Microsoft provides a comprehensive ESB offering through its Application Platform including Windows Server, the .NET Framework and BizTalk Server. The Application Platform provides an infrastructure that enables the flexible and secure reuse of infrastructure and business services and the ability to orchestrate existing services into new end-to-end business processes. At the core of this solution is BizTalk Server which provides a basis for common ESB capabilities including:

  • WS-* Support
  • Metadata Lookup
  • Intelligent Routing
  • Exception Management
  • Message Transformation
  • Distributed Deployment
  • Itinerary Processing
  • Centralized Management
  • Legacy and LOB Application Adaptation
  • Business Rules Engine
  • Service Orchestration
  • Business Activity Monitoring

Learn more about Microsoft's ESB Guidance

BizTalk Services

Enterprise Service Bus (ESB) technology helps businesses manage the interconnections between systems that are required for composite applications. ESBs address the maintenance issues associated with point-to-point approaches and help broker the diverse naming, identity, formats and messaging technologies, which are necessary to interconnect the services within applications. The name Enterprise Service Bus reflects the historical focus of ESBs within the enterprise. But as business requirements expand to include interconnectivity between enterprises, and as enterprises factor out portions of their information systems to hosted solutions, traditional ESB approaches become inadequate.

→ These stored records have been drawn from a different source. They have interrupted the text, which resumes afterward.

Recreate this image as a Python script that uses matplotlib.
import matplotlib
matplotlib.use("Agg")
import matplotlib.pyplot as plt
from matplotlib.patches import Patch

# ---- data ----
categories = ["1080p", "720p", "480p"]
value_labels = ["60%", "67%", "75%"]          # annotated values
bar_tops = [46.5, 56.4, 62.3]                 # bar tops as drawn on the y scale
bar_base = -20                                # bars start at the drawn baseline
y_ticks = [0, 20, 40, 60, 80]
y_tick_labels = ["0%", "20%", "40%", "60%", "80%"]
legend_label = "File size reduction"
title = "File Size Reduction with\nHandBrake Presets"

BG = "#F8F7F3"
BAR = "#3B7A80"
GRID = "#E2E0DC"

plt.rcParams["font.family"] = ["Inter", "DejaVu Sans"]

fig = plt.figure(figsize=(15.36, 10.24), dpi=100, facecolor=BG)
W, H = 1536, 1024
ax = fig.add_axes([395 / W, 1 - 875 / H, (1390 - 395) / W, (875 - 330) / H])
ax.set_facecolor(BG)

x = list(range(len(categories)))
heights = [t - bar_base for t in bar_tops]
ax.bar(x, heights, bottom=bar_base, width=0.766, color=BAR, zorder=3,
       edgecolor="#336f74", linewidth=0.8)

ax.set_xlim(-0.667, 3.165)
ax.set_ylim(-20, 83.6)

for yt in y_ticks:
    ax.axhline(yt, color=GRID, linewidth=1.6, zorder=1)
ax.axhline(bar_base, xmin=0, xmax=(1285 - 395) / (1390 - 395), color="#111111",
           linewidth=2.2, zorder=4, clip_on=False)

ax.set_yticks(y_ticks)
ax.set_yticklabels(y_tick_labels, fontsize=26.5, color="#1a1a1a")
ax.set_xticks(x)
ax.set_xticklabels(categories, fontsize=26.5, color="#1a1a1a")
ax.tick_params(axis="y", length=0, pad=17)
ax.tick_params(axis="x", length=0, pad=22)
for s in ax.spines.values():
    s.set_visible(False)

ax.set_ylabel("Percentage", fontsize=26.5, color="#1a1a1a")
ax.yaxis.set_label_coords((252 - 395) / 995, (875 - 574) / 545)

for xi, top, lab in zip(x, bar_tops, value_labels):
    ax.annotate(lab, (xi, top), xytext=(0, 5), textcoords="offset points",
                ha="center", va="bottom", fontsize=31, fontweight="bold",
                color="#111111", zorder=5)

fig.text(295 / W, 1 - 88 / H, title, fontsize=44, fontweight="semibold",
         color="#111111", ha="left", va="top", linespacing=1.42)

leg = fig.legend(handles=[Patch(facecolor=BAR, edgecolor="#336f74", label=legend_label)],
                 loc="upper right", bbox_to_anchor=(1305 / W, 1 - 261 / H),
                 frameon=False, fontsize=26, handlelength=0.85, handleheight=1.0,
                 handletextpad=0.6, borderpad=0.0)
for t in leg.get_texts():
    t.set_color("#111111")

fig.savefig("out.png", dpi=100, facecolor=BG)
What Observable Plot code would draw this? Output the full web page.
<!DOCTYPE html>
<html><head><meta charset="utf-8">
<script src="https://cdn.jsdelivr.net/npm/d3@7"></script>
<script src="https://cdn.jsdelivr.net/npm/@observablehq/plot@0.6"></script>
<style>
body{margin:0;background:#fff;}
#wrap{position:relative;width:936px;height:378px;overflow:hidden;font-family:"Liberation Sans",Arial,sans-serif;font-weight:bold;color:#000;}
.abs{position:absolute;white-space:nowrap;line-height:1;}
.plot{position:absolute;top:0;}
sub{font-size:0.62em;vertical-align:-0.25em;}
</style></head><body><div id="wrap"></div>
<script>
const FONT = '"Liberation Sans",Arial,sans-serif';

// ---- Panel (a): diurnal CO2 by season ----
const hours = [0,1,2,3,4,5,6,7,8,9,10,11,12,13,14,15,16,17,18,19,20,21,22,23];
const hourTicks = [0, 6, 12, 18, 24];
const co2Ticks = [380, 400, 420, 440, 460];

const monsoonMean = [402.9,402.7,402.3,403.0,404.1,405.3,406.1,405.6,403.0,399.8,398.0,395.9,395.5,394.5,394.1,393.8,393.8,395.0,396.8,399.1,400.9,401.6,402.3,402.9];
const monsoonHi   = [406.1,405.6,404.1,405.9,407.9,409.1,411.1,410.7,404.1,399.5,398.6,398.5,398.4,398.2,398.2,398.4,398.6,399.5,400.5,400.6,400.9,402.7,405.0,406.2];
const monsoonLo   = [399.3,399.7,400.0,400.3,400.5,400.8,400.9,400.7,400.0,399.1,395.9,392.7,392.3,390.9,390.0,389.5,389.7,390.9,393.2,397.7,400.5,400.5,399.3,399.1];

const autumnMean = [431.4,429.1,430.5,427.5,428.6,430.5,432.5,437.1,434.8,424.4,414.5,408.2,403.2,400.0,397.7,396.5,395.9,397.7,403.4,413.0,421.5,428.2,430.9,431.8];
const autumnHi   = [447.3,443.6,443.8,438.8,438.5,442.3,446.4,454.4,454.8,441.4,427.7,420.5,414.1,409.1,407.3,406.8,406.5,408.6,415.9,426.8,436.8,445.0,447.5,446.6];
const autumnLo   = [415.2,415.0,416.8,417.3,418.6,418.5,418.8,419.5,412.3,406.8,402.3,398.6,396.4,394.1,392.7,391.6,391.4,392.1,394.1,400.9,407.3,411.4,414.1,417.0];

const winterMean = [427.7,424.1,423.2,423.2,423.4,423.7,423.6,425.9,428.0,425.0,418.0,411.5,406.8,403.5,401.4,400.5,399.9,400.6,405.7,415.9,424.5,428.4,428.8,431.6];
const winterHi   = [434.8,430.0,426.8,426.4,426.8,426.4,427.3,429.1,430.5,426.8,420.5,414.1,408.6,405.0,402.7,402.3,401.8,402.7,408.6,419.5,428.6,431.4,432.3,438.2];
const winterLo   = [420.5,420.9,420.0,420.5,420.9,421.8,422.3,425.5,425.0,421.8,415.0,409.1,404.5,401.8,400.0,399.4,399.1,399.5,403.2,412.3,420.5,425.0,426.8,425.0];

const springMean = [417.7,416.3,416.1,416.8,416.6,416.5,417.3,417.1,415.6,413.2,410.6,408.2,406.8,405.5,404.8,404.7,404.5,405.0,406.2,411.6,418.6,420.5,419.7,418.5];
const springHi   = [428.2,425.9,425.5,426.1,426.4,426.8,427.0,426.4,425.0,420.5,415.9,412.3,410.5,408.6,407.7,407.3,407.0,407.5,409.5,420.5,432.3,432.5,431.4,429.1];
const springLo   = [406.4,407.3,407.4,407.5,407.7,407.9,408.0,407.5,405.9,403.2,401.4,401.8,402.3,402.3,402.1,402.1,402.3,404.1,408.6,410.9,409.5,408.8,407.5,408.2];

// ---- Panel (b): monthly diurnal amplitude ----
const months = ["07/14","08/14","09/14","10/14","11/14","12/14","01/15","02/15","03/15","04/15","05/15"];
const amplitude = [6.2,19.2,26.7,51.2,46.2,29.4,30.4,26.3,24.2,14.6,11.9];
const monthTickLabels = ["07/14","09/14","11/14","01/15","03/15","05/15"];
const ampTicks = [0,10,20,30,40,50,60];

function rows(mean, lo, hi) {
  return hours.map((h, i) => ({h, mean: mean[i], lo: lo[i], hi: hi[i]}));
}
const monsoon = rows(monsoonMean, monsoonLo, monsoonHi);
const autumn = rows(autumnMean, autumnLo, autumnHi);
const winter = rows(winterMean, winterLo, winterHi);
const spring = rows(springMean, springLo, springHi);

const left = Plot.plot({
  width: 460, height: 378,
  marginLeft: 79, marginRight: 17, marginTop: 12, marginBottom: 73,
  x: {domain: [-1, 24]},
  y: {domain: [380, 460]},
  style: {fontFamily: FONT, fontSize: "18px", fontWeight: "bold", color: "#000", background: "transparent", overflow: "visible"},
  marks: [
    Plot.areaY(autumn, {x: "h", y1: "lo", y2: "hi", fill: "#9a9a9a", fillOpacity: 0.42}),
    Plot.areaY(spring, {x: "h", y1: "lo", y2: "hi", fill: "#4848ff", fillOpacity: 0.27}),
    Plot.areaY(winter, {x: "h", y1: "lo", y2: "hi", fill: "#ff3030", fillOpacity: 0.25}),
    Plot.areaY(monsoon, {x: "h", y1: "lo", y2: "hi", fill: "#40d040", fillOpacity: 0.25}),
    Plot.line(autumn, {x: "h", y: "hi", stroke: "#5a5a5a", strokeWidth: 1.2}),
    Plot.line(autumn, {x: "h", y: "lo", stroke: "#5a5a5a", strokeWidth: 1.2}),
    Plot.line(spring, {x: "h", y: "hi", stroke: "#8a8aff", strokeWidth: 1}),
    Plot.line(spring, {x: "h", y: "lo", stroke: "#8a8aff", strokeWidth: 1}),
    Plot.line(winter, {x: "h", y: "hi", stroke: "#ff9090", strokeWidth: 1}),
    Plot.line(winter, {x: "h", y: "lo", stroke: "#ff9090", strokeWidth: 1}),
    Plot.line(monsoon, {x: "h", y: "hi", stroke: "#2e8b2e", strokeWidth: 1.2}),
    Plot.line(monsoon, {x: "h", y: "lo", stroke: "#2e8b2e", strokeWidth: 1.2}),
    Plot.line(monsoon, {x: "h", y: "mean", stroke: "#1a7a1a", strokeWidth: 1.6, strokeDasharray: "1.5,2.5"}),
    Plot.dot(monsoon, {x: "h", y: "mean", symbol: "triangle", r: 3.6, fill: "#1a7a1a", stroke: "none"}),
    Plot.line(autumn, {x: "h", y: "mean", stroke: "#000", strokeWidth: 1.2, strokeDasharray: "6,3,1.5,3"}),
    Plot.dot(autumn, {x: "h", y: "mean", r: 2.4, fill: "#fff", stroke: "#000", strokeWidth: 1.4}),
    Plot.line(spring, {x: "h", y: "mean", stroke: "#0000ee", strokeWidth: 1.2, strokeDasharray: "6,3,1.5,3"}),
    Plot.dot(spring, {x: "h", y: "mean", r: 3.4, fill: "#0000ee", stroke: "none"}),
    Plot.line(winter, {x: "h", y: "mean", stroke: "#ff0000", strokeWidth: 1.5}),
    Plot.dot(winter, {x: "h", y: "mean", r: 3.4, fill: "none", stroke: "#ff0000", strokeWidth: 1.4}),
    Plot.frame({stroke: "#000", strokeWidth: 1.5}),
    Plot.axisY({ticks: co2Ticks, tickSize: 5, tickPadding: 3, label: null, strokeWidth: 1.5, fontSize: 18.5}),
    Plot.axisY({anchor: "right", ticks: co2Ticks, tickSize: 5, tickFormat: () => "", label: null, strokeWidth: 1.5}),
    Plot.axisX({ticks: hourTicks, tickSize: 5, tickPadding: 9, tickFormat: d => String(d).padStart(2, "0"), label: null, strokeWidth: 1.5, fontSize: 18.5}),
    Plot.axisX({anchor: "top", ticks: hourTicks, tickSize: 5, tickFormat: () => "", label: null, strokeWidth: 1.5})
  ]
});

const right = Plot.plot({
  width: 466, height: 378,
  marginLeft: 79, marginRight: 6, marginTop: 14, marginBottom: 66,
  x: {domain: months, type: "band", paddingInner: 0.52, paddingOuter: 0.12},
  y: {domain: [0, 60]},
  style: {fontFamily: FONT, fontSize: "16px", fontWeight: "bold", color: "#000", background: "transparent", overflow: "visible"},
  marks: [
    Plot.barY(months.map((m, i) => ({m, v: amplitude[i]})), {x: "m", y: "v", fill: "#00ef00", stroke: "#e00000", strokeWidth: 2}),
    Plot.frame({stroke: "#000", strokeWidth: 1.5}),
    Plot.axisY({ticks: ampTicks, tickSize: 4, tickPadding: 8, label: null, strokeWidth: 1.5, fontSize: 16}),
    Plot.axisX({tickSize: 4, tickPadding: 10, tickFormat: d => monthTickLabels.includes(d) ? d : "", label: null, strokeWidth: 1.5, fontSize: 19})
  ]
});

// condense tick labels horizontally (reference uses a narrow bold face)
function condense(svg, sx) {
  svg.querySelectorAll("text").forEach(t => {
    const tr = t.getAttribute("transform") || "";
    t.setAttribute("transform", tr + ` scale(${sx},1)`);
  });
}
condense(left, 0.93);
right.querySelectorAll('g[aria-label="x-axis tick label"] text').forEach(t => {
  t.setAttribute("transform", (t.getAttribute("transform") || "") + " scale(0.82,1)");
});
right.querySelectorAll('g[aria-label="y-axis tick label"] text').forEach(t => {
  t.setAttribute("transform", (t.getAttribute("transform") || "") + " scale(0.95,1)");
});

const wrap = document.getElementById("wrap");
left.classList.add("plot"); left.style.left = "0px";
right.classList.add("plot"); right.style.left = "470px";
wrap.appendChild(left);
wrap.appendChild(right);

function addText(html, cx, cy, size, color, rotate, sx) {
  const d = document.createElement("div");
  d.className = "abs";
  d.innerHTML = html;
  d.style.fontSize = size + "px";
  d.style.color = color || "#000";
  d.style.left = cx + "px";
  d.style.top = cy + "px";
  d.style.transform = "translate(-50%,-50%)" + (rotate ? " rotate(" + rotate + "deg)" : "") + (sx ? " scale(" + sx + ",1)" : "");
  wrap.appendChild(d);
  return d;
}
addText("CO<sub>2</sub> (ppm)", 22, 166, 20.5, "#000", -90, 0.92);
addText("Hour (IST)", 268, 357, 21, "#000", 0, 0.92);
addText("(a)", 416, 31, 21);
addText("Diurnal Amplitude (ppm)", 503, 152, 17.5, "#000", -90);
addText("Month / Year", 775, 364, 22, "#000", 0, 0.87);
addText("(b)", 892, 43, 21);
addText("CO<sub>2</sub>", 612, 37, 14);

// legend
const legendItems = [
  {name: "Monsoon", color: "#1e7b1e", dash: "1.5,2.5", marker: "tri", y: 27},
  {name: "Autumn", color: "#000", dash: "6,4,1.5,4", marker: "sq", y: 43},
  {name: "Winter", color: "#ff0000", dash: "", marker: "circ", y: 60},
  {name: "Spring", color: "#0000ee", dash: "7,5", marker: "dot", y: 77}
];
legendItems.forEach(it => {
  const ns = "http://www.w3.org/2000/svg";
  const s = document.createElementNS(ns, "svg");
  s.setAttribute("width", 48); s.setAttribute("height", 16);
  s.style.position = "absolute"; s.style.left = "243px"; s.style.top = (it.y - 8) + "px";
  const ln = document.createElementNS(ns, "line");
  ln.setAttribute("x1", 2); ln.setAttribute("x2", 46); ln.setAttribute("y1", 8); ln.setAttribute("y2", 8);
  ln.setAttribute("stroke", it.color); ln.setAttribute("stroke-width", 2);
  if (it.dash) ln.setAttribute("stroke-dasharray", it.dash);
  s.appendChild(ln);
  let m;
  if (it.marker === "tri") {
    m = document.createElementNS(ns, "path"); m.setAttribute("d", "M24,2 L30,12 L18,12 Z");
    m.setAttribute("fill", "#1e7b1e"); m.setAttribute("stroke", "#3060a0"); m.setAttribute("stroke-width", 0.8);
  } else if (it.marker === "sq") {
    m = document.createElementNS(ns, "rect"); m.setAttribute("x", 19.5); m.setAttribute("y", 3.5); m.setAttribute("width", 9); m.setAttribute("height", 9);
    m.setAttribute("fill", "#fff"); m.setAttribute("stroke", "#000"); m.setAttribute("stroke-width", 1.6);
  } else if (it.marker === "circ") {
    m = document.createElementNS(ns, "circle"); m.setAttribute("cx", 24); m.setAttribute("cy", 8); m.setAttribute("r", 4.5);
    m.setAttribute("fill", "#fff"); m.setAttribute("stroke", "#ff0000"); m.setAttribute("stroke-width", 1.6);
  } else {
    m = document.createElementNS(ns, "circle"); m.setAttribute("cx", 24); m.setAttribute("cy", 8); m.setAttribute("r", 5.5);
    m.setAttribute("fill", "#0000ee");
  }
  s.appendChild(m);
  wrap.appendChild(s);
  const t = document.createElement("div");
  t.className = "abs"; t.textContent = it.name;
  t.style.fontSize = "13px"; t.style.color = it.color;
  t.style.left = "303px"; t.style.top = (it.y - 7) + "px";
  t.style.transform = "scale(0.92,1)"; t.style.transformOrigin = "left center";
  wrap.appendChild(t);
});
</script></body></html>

Companies need infrastructure to integrate services for internal enterprise systems, services running at business partners and systems accessible on the public Internet. And companies need be able to start small and scale rapidly. This is especially important to smaller businesses that cannot afford the large investments in IT staff or heavy capital outlay for enterprise technologies. In other words, companies need the strengths of an ESB approach, but they need a simple and easy path to adoption and to scale up, along with full support for Internet-based protocols. In short, companies need Internet Service Bus technology.